Location
- Birmingham Road Kidderminster, Worcestershire, DY10 2BY England 52°23′25″N 2°14′18″W﻿ / ﻿52.390327°N 2.238207°W

Information
- Type: Free school
- Established: 1903
- Local authority: Worcestershire
- Department for Education URN: 141105 Tables
- Ofsted: Reports
- Head Teacher: Ian Williams
- Gender: Coeducational
- Age: 4 to 18
- Colours: Navy blue, gold
- Website: http://www.holytrinity.co.uk

= Holy Trinity School, Kidderminster =

Holy Trinity School is a co-educational free school located in Kidderminster, Worcestershire, England, offering education to children from 4 years up to 18 years of age. The school operates under a charitable status, governed by a board of Governors. A free school is a non-selective school that is funded by the taxpayer but is independent of state control. However, it is subject to inspection by Ofsted and is accountable to the Secretary of State for Education.

Children who enter at age 4 are able to continue their school education until it ends at age 18 years. The school has separate Primary, Senior and Sixth Form sections.

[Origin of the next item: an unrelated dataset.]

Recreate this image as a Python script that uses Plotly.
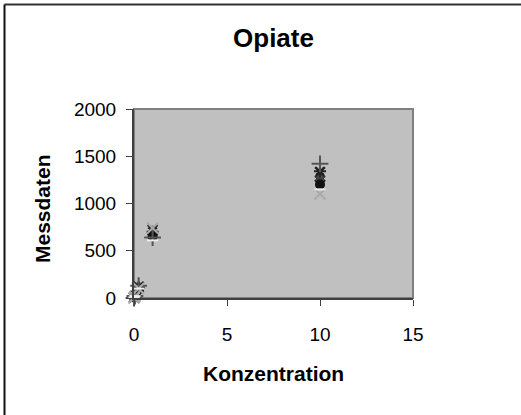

The main building is a former Victorian private house known as Elderslie. Founded in 1903 as the Holy Trinity Convent School by a group of Catholic nuns of the Trinitarian Sisters of Valence from France, it became secularised in 1985, and in 1986 it was renamed Holy Trinity School under the ownership of a group of parents who formed the board of trustees. In 2014 Holy Trinity became a free school, and is now state-funded, and free to attend. The Nursery became a separate entity in 2014 and is now known as Little Trinity, providing day care for children from 2 – 5 years.

==Curriculum==
Subjects taught in the school follow the National Curriculum, and include business, art and design, biology, chemistry, drama, economics, English literature, geography, history, information and communications technology (ICT), law, mathematics, music, modern foreign languages (French), music, physical education (P.E.), physics, and psychology.

==School performance==

As of 2020, the school's most recent Ofsted inspection was in 2017, when it was judged Good.